What can I do to show how many bytes each of this 43 files.c are using
in bss section?
(I noticed that I can generate a .s file, and search for ".comm"
keywords inside it, and calculate the bss size, but I supose that
msp430-size was the right tool for this... is this a bug in msp430-size?)
Thanks,
Pedro
On Sun, Sep 12, 2004 at 03:16:23PM +0200, Arnd-Hendrik Mathias wrote:
> Hi Pedro,
> in your first example there is only one step missing in comparison to
> the second one: Your code is assembled but not linked against anything.

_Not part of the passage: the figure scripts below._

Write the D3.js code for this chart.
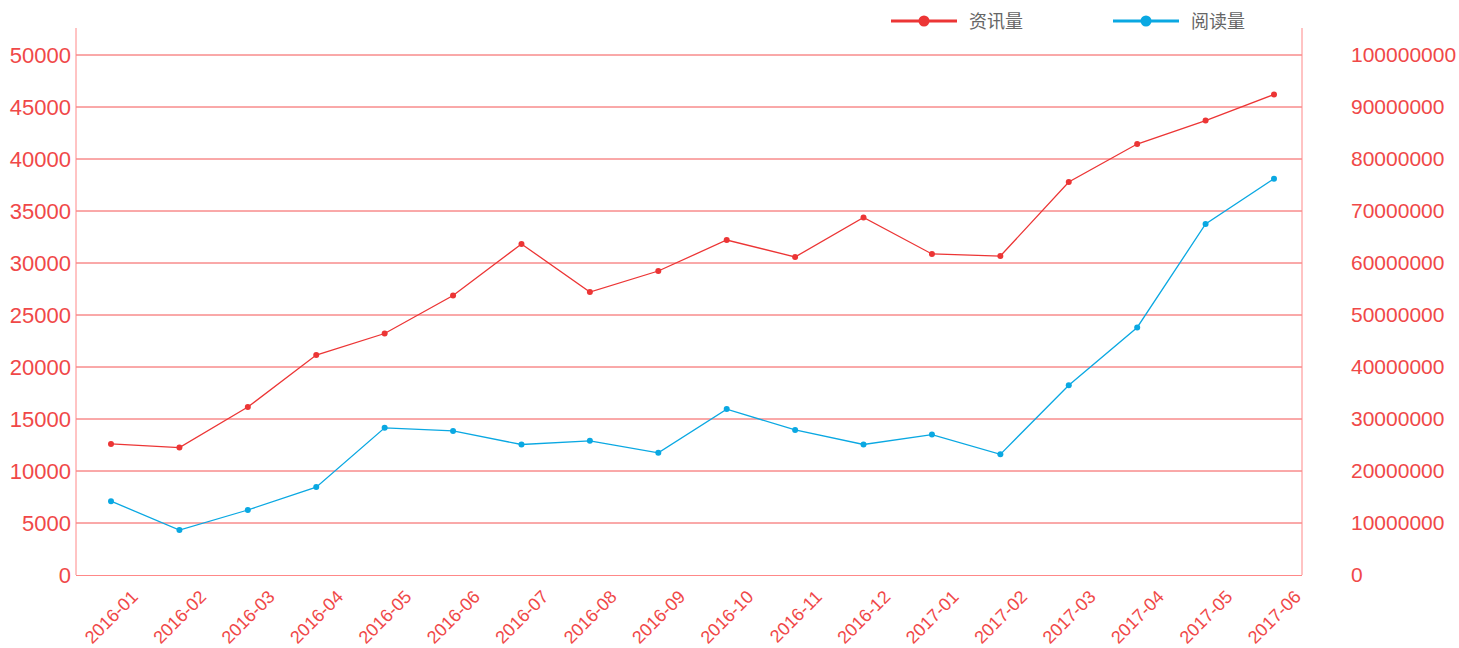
<!DOCTYPE html>
<html><head><meta charset="utf-8">
<script src="https://cdn.jsdelivr.net/npm/d3@7"></script>
<style>body{margin:0;background:#fff}svg{display:block}</style>
</head><body>
<svg id="c" width="1459" height="648"></svg>
<script>
const categories = ["2016-01","2016-02","2016-03","2016-04","2016-05","2016-06","2016-07","2016-08","2016-09","2016-10","2016-11","2016-12","2017-01","2017-02","2017-03","2017-04","2017-05","2017-06"];
const newsCount = [12600,12250,16150,21150,23220,26870,31830,27210,29230,32210,30580,34380,30870,30670,37790,41440,43700,46200];
const readCount = [14200000,8650000,12500000,16900000,28300000,27700000,25100000,25800000,23500000,31900000,27900000,25100000,27000000,23200000,36500000,47600000,67500000,76200000];
const leftTicks = [0,5000,10000,15000,20000,25000,30000,35000,40000,45000,50000];
const rightTicks = [0,10000000,20000000,30000000,40000000,50000000,60000000,70000000,80000000,90000000,100000000];
const seriesNames = ["资讯量","阅读量"];

const svg = d3.select("#c");
const L = 76, R = 1302, T = 28, B = 575, TOPGRID = 55;
const font = "'Liberation Sans', Arial, sans-serif";
const x = d3.scalePoint().domain(categories).range([111, 1274]);
const yL = d3.scaleLinear().domain([0, 50000]).range([B, TOPGRID]);
const yR = d3.scaleLinear().domain([0, 100000000]).range([B, TOPGRID]);
const red = "#ec3535", blue = "#0aa8e2", tickColor = "#f04848", axisColor = "#f88";

// grid
svg.append("g").selectAll("line").data(leftTicks.filter(d => d > 0)).join("line")
  .attr("x1", L).attr("x2", R).attr("y1", d => yL(d)).attr("y2", d => yL(d))
  .attr("stroke", "#f45252").attr("stroke-width", 1);

// left axis
const gl = svg.append("g").attr("transform", `translate(${L},0)`)
  .call(d3.axisLeft(yL).tickValues(leftTicks).tickSize(0).tickPadding(5).tickFormat(d3.format("d")));
gl.select(".domain").remove();
gl.selectAll("text").attr("fill", tickColor).style("font", `22px ${font}`);

// right axis
const gr = svg.append("g").attr("transform", `translate(${R},0)`)
  .call(d3.axisRight(yR).tickValues(rightTicks).tickSize(0).tickPadding(49).tickFormat(d3.format("d")));
gr.select(".domain").remove();
gr.selectAll("text").attr("fill", tickColor).style("font", `21px ${font}`);

// x axis labels
const gx = svg.append("g");
gx.selectAll("text").data(categories).join("text")
  .attr("transform", d => `translate(${x(d) + 28},${B + 23}) rotate(-45)`)
  .attr("text-anchor", "end")
  .attr("fill", tickColor).style("font", `18px ${font}`)
  .text(d => d);

// axis lines
svg.append("line").attr("x1", L).attr("x2", L).attr("y1", T).attr("y2", B).attr("stroke", axisColor);
svg.append("line").attr("x1", R).attr("x2", R).attr("y1", T).attr("y2", B).attr("stroke", axisColor);
svg.append("line").attr("x1", L).attr("x2", R).attr("y1", B + 0.5).attr("y2", B + 0.5).attr("stroke", axisColor);

function drawSeries(vals, scale, color) {
  const g = svg.append("g");
  g.append("path").datum(vals)
    .attr("d", d3.line().x((d, i) => x(categories[i])).y(d => scale(d)))
    .attr("fill", "none").attr("stroke", color).attr("stroke-width", 1.3);
  g.selectAll("circle").data(vals).join("circle")
    .attr("cx", (d, i) => x(categories[i])).attr("cy", d => scale(d)).attr("r", 3)
    .attr("fill", color);
}
drawSeries(newsCount, yL, red);
drawSeries(readCount, yR, blue);

// legend
const legendX = [891, 1113], legendColors = [red, blue];
const lg = svg.append("g");
seriesNames.forEach((n, i) => {
  const g = lg.append("g").attr("transform", `translate(${legendX[i]},21)`);
  g.append("line").attr("x1", 0).attr("x2", 66).attr("stroke", legendColors[i]).attr("stroke-width", 3);
  g.append("circle").attr("cx", 33).attr("r", 5.5).attr("fill", legendColors[i]);
  g.append("text").attr("x", 78).attr("y", 7).attr("fill", "#666")
    .style("font", "18px 'Noto Sans CJK SC', sans-serif").text(n);
});
</script>
</body></html>
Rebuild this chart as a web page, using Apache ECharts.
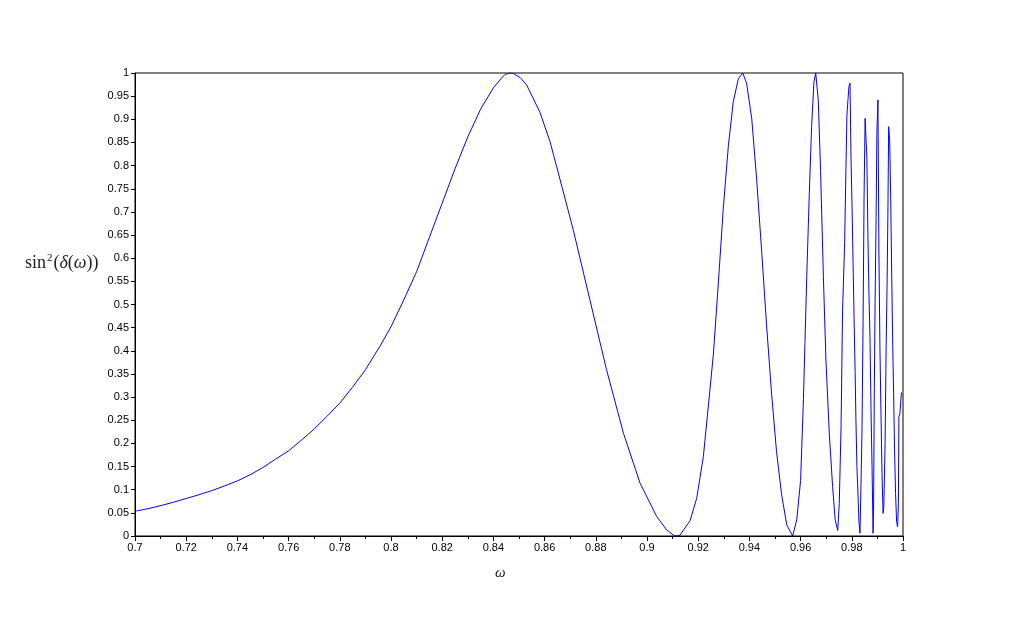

> So if you have a look at your assembler file and also at your object
> file (msp430-nm size-test.o) you have one locally linked static int
> variable (size 2Bytes) and two global "common objects" which will be
> resolved on link time (with other objects). The latter ones are not jet
> counted to the bss segment (however they will be positioned there
> later). You can check out this (not for production purposes ;°):
> add a line
> void* __stop_progExec__;
> to your size-test.c file
> do the steps from your first example and finally do
> msp430-ld -o size-test size-test.o
> then look at the object size-test with
> msp430-size size-test
> msp430-nm size-test
> you will find your symbols allocated in the bss segment.
>
> The appropriate steps are included in the complete way (as in your
> second example). You usually use the gcc (msp430-gcc) call as wrapper
> for all of these steps. So you find the same (correct) results as in the
> previous case.
> Best regards
>
> Arnd-Hendrik
>
>
> Pedro Zorzenon Neto wrote:
>
> >Hi,
> >
> > I think I found a bug in msp430-size. I'll show it with an example:
> >
> >/* --- begin of code --- */
> >int i;
> >static int j;
> >volatile int k;
> >
> >int main (void) {
> > return 1;
> >}
> >/* --- end of code --- */
> >
> >
> >msp430-gcc -mmcu=msp430x149 -I/usr/local/msp430/msp430/include -Wall -O1
> >-S size-test.c -o size-test.s
> >msp430-as -mmcu=msp430x149 size-test.s -o size-test.o
> >msp430-size size-test.o
> > text data bss dec hex filename
> > 10 0 2 12 c size-test.o
> >msp430-gcc -mmcu=msp430x149 -B/usr/local/msp430/msp430/lib size-test.o -o
> >size-test
> >msp430-size size-test
> > text data bss dec hex filename
> > 110 0 6 116 74 size-test
> >
> > Why is msp430-size reporting "2" in the "bss" field for file size-test.o?